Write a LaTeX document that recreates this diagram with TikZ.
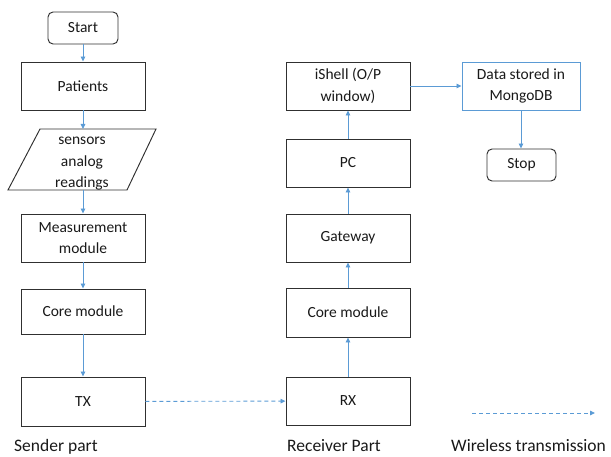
\documentclass[tikz,border=0pt]{standalone}
\usepackage{fontspec}
\setmainfont{Carlito}
\usetikzlibrary{arrows.meta}
\definecolor{arrowblue}{HTML}{5B9BD5}
\definecolor{boxgray}{HTML}{303030}
\tikzset{
  box/.style={draw=boxgray, line width=0.95pt, rectangle, inner sep=0pt, align=center,
    font=\fontsize{15.5}{21.5}\selectfont, text=black!90},
  termbox/.style={box, rounded corners=5pt},
  flow/.style={draw=arrowblue, line width=0.9pt, -{Triangle[length=5pt,width=4.5pt]}},
  wireless/.style={flow, dash pattern=on 4pt off 3pt},
  caption/.style={font=\fontsize{17.5}{21}\selectfont, anchor=base west, inner sep=0pt, text=black!90}
}
\begin{document}
\begin{tikzpicture}[x=1pt,y=-1pt]
\useasboundingbox (0,0) rectangle (611,457);
% left column
\node[termbox, minimum width=70pt, minimum height=32pt] (start) at (83,28) {Start};
\node[box, minimum width=124pt, minimum height=48pt] (pat) at (83,86) {Patients};
\draw[draw=boxgray, line width=0.95pt] (40,129) -- (156,129) -- (127,190) -- (8,190) -- cycle;
\coordinate (partop) at (83,129);
\coordinate (parbot) at (83,190);
\node[box, draw=none, anchor=base] (sens) at (82,188) {sensors\\analog\\readings};
\node[box, minimum width=124pt, minimum height=48pt] (meas) at (83,238) {Measurement\\module};
\node[box, minimum width=124pt, minimum height=45pt] (core1) at (83,311.5) {Core module};
\node[box, minimum width=124pt, minimum height=49pt] (tx) at (83,401.5) {TX};
% right column
\node[box, minimum width=124pt, minimum height=48pt] (rx) at (348,401) {RX};
\node[box, minimum width=124pt, minimum height=49pt] (core2) at (348,312.5) {Core module};
\node[box, minimum width=124pt, minimum height=48pt] (gw) at (348,238) {Gateway};
\node[box, minimum width=124pt, minimum height=48pt] (pc) at (348,163) {PC};
\node[box, minimum width=124pt, minimum height=48pt] (ish) at (348,86) {iShell (O/P\\window)};
\node[box, draw=arrowblue, minimum width=118pt, minimum height=48pt] (data) at (521,86) {Data stored in\\MongoDB};
\node[termbox, minimum width=69pt, minimum height=32pt] (stop) at (521.5,165) {Stop};
% connectors
\draw[flow] (start) -- (pat);
\draw[flow] (pat.south) -- (partop);
\draw[flow] (parbot) -- (meas.north);
\draw[flow] (meas) -- (core1);
\draw[flow] (core1) -- (tx);
\draw[wireless] (tx) -- (rx);
\draw[flow] (rx) -- (core2);
\draw[flow] (core2) -- (gw);
\draw[flow] (gw) -- (pc);
\draw[flow] (pc) -- (ish);
\draw[flow] (ish) -- (data);
\draw[flow] (data.south) -- (stop.north -| data.south);
% legend
\coordinate (lga) at (472,413);
\coordinate (lgb) at (595,413);
\draw[wireless] (lga) -- (lgb);
\node[caption] (lsend) at (14,451.5) {Sender part};
\node[caption] (lrecv) at (287,451.5) {Receiver Part};
\node[caption] (lwire) at (451,451.5) {Wireless transmission};
\end{tikzpicture}
\end{document}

### Stated goal
Omit the pictures and reproduce the listing exactly.

### Expected answer
Write a LaTeX document that recreates this diagram with TikZ.
\documentclass[tikz,border=0pt]{standalone}
\usepackage{fontspec}
\setmainfont{Carlito}
\usetikzlibrary{arrows.meta}
\definecolor{arrowblue}{HTML}{5B9BD5}
\definecolor{boxgray}{HTML}{303030}
\tikzset{
  box/.style={draw=boxgray, line width=0.95pt, rectangle, inner sep=0pt, align=center,
    font=\fontsize{15.5}{21.5}\selectfont, text=black!90},
  termbox/.style={box, rounded corners=5pt},
  flow/.style={draw=arrowblue, line width=0.9pt, -{Triangle[length=5pt,width=4.5pt]}},
  wireless/.style={flow, dash pattern=on 4pt off 3pt},
  caption/.style={font=\fontsize{17.5}{21}\selectfont, anchor=base west, inner sep=0pt, text=black!90}
}
\begin{document}
\begin{tikzpicture}[x=1pt,y=-1pt]
\useasboundingbox (0,0) rectangle (611,457);
% left column
\node[termbox, minimum width=70pt, minimum height=32pt] (start) at (83,28) {Start};
\node[box, minimum width=124pt, minimum height=48pt] (pat) at (83,86) {Patients};
\draw[draw=boxgray, line width=0.95pt] (40,129) -- (156,129) -- (127,190) -- (8,190) -- cycle;
\coordinate (partop) at (83,129);
\coordinate (parbot) at (83,190);
\node[box, draw=none, anchor=base] (sens) at (82,188) {sensors\\analog\\readings};
\node[box, minimum width=124pt, minimum height=48pt] (meas) at (83,238) {Measurement\\module};
\node[box, minimum width=124pt, minimum height=45pt] (core1) at (83,311.5) {Core module};
\node[box, minimum width=124pt, minimum height=49pt] (tx) at (83,401.5) {TX};
% right column
\node[box, minimum width=124pt, minimum height=48pt] (rx) at (348,401) {RX};
\node[box, minimum width=124pt, minimum height=49pt] (core2) at (348,312.5) {Core module};
\node[box, minimum width=124pt, minimum height=48pt] (gw) at (348,238) {Gateway};
\node[box, minimum width=124pt, minimum height=48pt] (pc) at (348,163) {PC};
\node[box, minimum width=124pt, minimum height=48pt] (ish) at (348,86) {iShell (O/P\\window)};
\node[box, draw=arrowblue, minimum width=118pt, minimum height=48pt] (data) at (521,86) {Data stored in\\MongoDB};
\node[termbox, minimum width=69pt, minimum height=32pt] (stop) at (521.5,165) {Stop};
% connectors
\draw[flow] (start) -- (pat);
\draw[flow] (pat.south) -- (partop);
\draw[flow] (parbot) -- (meas.north);
\draw[flow] (meas) -- (core1);
\draw[flow] (core1) -- (tx);
\draw[wireless] (tx) -- (rx);
\draw[flow] (rx) -- (core2);
\draw[flow] (core2) -- (gw);
\draw[flow] (gw) -- (pc);
\draw[flow] (pc) -- (ish);
\draw[flow] (ish) -- (data);
\draw[flow] (data.south) -- (stop.north -| data.south);
% legend
\coordinate (lga) at (472,413);
\coordinate (lgb) at (595,413);
\draw[wireless] (lga) -- (lgb);
\node[caption] (lsend) at (14,451.5) {Sender part};
\node[caption] (lrecv) at (287,451.5) {Receiver Part};
\node[caption] (lwire) at (451,451.5) {Wireless transmission};
\end{tikzpicture}
\end{document}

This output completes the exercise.